© detailblick - Fotolia.comSchwangere Frauen aus anderen EU-Staaten dürfen in Deutschland nicht generell und dauerhaft von Hartz-IV-Leistungen ausgeschlossen werden. Dies hat das Bundessozialgericht (BSG) in Kassel in einem am Mittwoch, 30.01.2013, verkündeten Urteil entschieden (AZ: B 4 AS 54/12 R).

Nach den gesetzlichen Bestimmungen erhalten EU-Bürger und ihre Familienangehörigen in den ersten drei Monaten ihres Aufenthaltes generell kein Arbeitslosengeld II. Auch für die Zeit danach besteht kein Hilfeanspruch, wenn EU-Bürger sich in Deutschland allein nur zum Zwecke der Arbeitssuche aufhalten. Haben Betroffene dagegen einmal eine Arbeit gefunden, kann dagegen bei einer späteren Arbeitslosigkeit ein Anspruch auf Hartz-IV-Leistungen bestehen.

Im konkreten Fall hatte eine in Stuttgart lebende Bulgarin geklagt. Sie war im Sommer 2009 nach Deutschland gereist und hatte schwarz als Kellnerin gearbeitet. Als sie im Januar 2010 schwanger wurden, verlor sie ihren Job. Beim Jobcenter Stuttgart beantragte sie schließlich Hartz-IV-Leistungen. Sie wisse sonst nicht, wovon sie leben könne.

Der Vater ihres Kindes sei ihr griechischer Lebensgefährte, der sie ebenfalls nicht unterstützen könne.
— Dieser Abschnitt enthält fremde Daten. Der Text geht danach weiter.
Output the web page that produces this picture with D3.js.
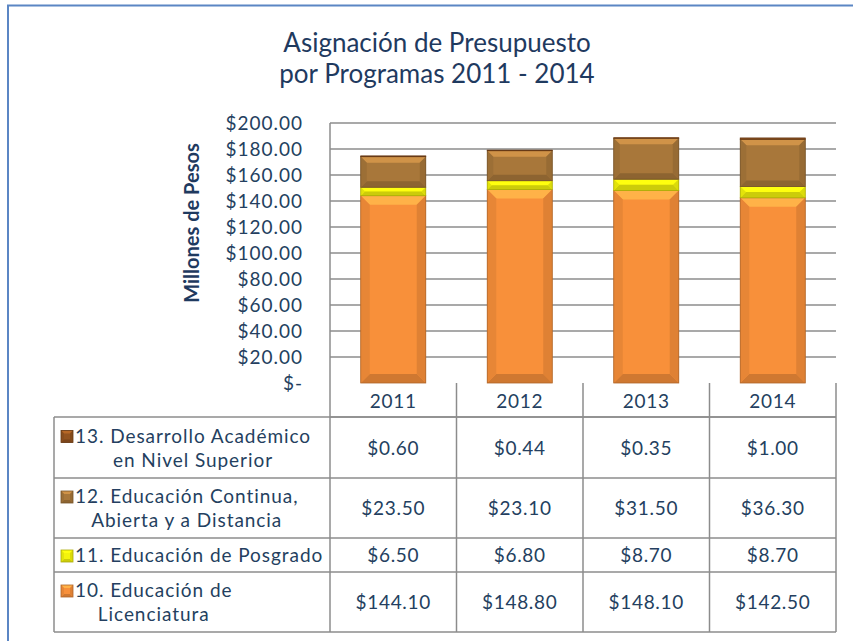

Ihr Partner verfügte aber über ein dauerhaftes Aufenthaltsrecht, so dass das Kind ab Geburt Anspruch auf die deutsche Staatsangehörigkeit hat.

Das Jobcenter ließ die Frau jedoch im Regen stehen und lehnte jede Hilfeleistung ab. Die Bulgarin habe sich allein zum Zwecke der Arbeitssuche in Deutschland aufgehalten. Eine rechtmäßige Arbeit habe sie bislang nicht gehabt. Daher stehe ihr auch kein Arbeitslosengeld II zu. Zwar erhielten Familienangehörige eines deutschen Kindes ein Aufenthaltsrecht, verbunden mit einem Hartz-IV-Anspruch, so das Jobcenter. Zum Zeitpunkt der Antragstellung habe jedoch noch kein Verwandtschaftsverhältnis der Mutter zum Fötus bestanden. Rechtlich bestehe ein Verwandtschaftsverhältnis erst ab der Geburt.
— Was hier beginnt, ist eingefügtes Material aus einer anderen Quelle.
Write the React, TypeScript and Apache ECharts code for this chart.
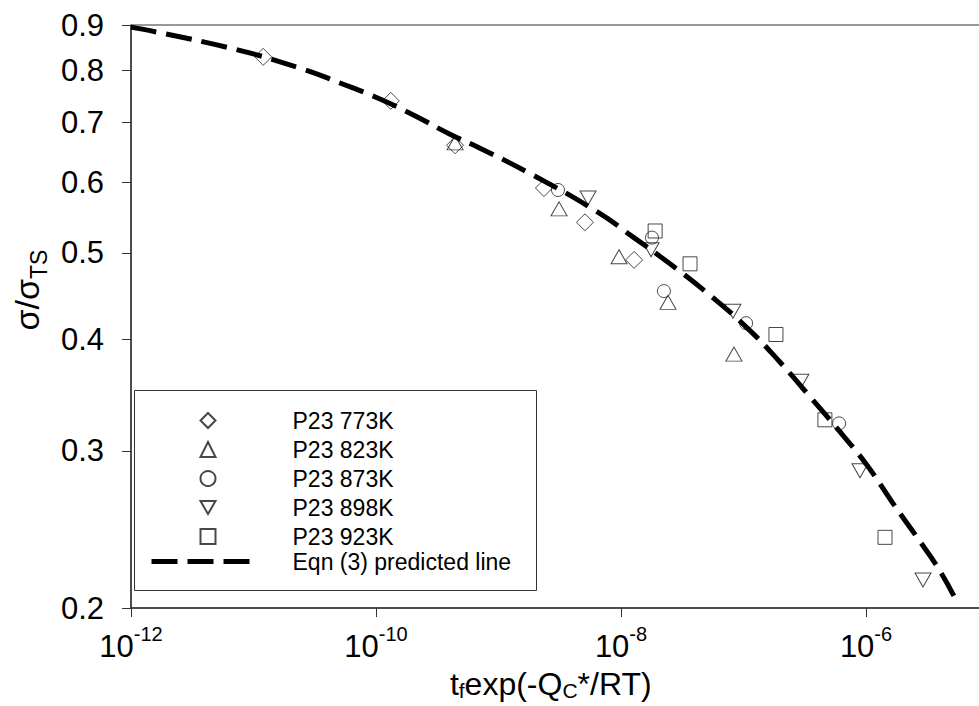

Rolf Gutmann, Anwalt der Klägerin, rügte, dass die betroffenen schwangeren Frauen damit ohne jegliche Hilfeleistungen dastünden. Dabei müsse auch ihnen das Recht auf ein menschenwürdiges Existenzminimum gewährt werden.
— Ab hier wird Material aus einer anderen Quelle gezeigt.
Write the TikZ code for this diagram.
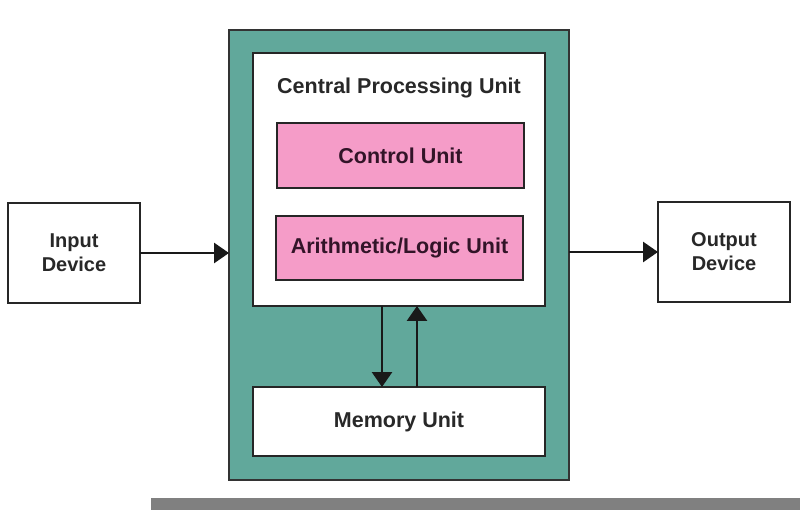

Der 4. Senat des BSG gab schließlich der Klägerin recht. Die Frau habe sich seit über einem Jahr in Deutschland aufgehalten und sei nicht neu eingereist; die dreimonatige Sperre für zugezogene EU-Bürger greife daher nicht mehr.

Es könne zudem davon ausgegangen werden, dass die schwangere Frau mit ihrem Lebensgefährten eine Familie gründen wollte. Damit habe sich die Klägerin zum Zeitpunkt der Antragstellung nicht allein zur Arbeitssuche in Deutschland aufgehalten. Nach dem Grundgesetz stehe die Familie jedoch unter besonderen Schutz.

Es sei der schwangeren Klägerin nicht zumutbar gewesen, sich von dem Vater des Kindes zu trennen und Deutschland wieder zu verlassen, so das BSG. Das Jobcenter sei daher zur Hilfeleistung verpflichtet.

Nicht entschieden hatten die Kasseler Richter, ob es mit EU-Recht vereinbar ist, dass in Deutschland lebende EU-Bürger unter bestimmten Voraussetzungen von Hartz-IV-Leistungen ausgeschlossen werden dürfen.